NGOs working to support Mental Health Infrastructure in India
Mental health for decades has been low under priorities for health by policymakers at the state and central levels and the quality and quantity of mental health services well mirrored this in India. The needs of clients and families have far outstripped the availability and accessibility of services. This India’s scarce mental health resources, such as specialists in mental health, who are largely in some states (mainly in the south) and in urban areas and a large amount of population are solely under the private sector. More than half of all the inpatient beds are in 40 odd mental hospitals, most of which were from colonial times. So, given this, it is not as surprising to hear that there is a ‘treatment gap’ for mental disorders. Largely spread over the country, but especially in rural, northern, and north-eastern states and those who the socially disadvantaged.
The Government or public sectors are still the primary care providers to these populations, and therefore there is a need to strengthen these already established lines. In, the last two decades, the NGO movement has seen a steady upswing to fill these enormous gaps. NGOs are driven by their passion and having a certain cause and backed by commitment. Though their work cannot resemble the work by public agencies; but the quality of care and efforts put in to reach out to various stakeholders, discriminated people such as persons with mental disorders, give them a distinct advantage. NGOs have played a crucial role in creating awareness, facilitating health and educational activities in India. Many of the NGOs arose in response to major disasters and crises with an aim of providing emergency services and rehabilitation. The widened gap in getting help for mental health, caused by the paucity of treatment facilities, and psychiatrists in the government sector. The NGOs have been playing a significant role for the past few decades is not only helping bridge this gap but also by creating low-cost replaceable models for care. Ankita, a working woman who got assistance from an NGO Sanjeevani Society which has been functioning since 1976, providing counseling sessions; she says, changing societies, beginning a new life, triggering anxiety and panic attacks in her. Which the reasons were unknown till she took professional help and understood how deep-rooted her thoughts and actions were. Similar to this NGO, there are many such NGOs who play a significant role in strengthening the crumbling mental health infrastructure.
In finding out the reasons behind this treatment gap, one of the prime reasons is the lack of spending on public healthcare. The 2021-22 Union Budget, proposing a corpus amount of Rs 71,269 crore to the Ministry of Health and Family Welfare which included a budget for mental healthcare of 597 crores. Only 7 percent of the entire budget going to the National Mental Health Programme (NMHP), which is shocking. In global spending, less than 2 percent of national health budgets are being allotted to mental health and they are still struggling to meet their populations’ needs. Revealing that around 80 percent of people with mental illnesses are from low-income countries, out of which only 75 percent receive no treatment.
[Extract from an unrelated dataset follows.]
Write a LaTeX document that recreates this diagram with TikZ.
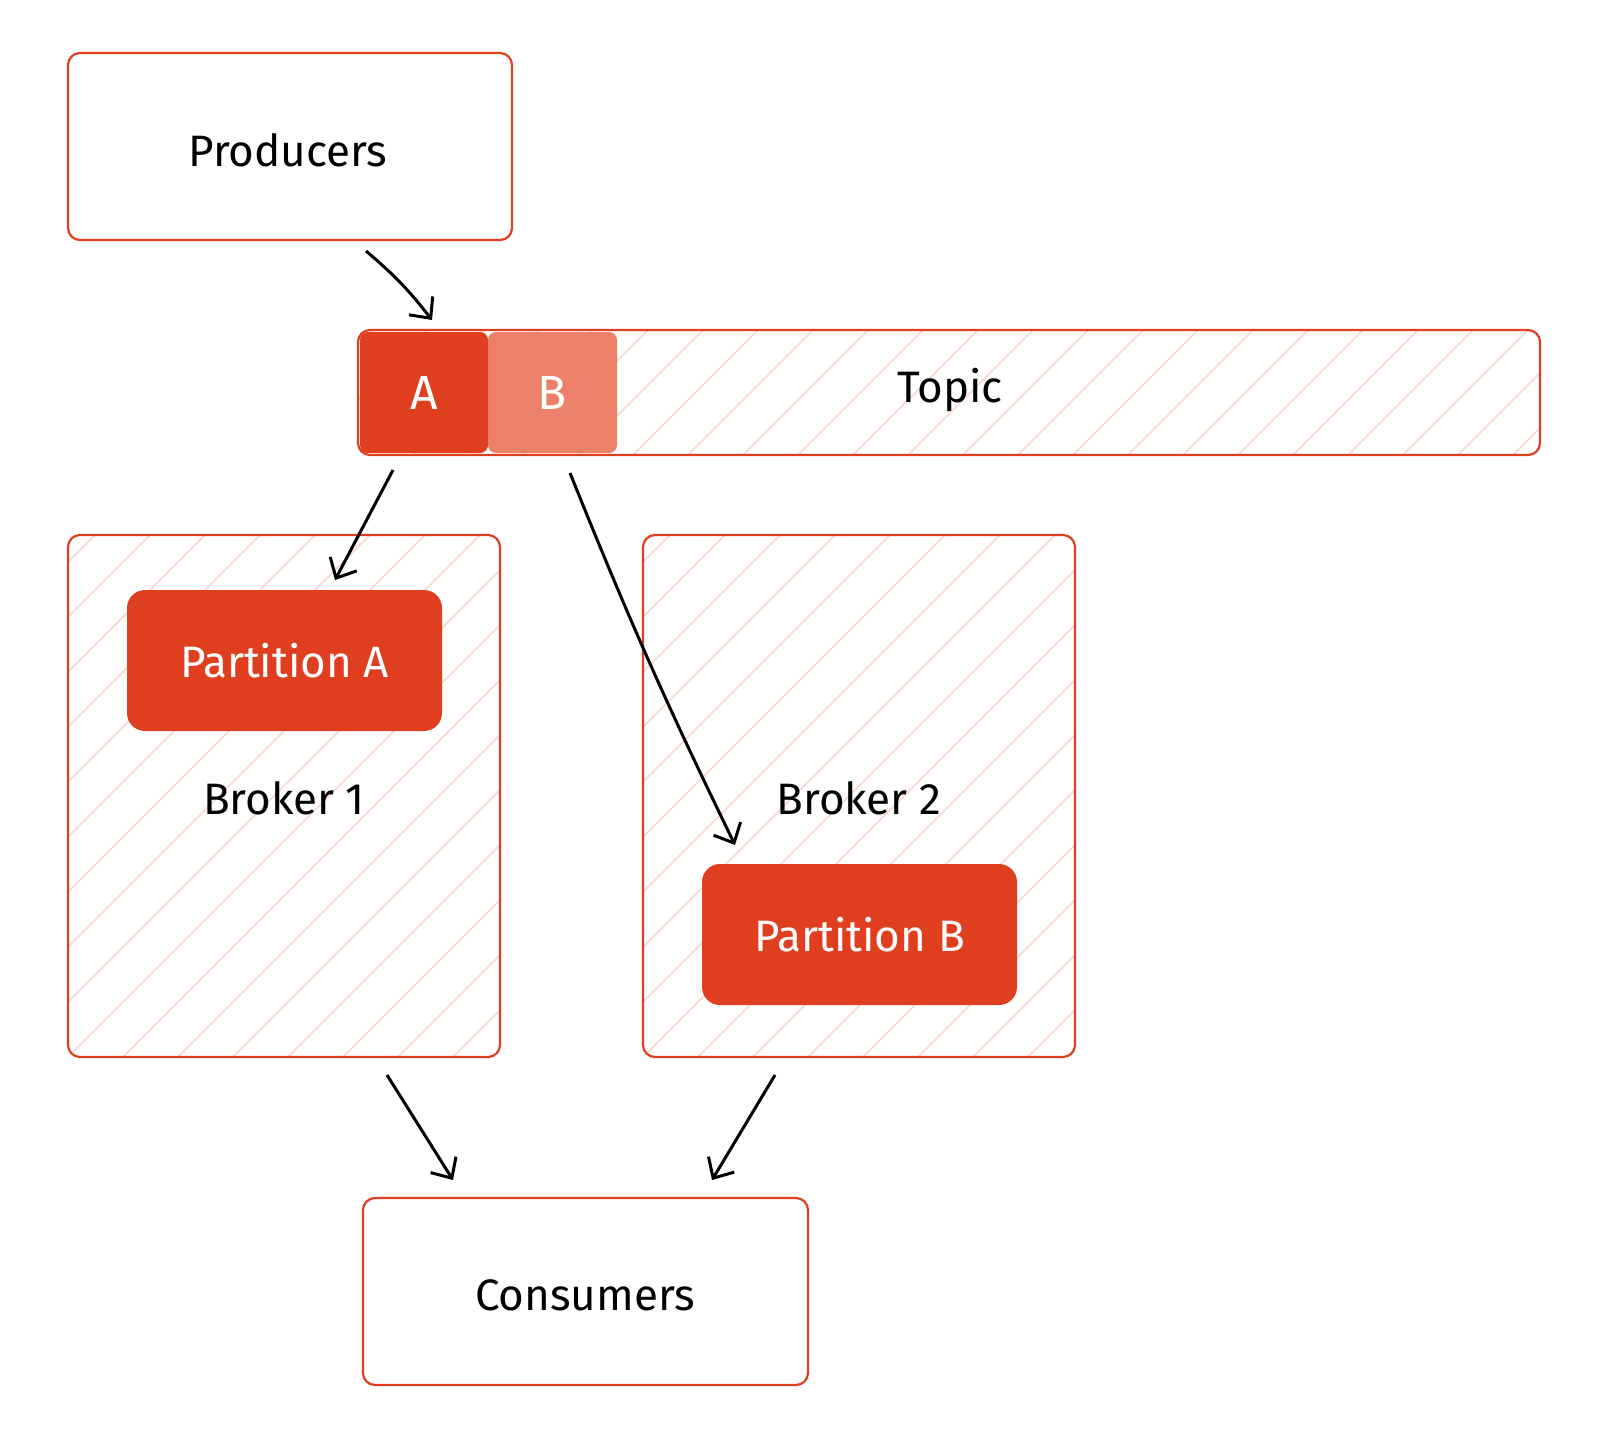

Overburdened health care system and with less spending, the private sector has established a monopoly in the healthcare sector. To bridge this gap of unaffordability, all providers of healthcare, either private or public, should find a way out. For example, utilizing available resources like telemedicine; which reducing cost and improves outreach to a significant level. Also, the need for primary intervention helplines, and school-level mental health education in bridging this gap.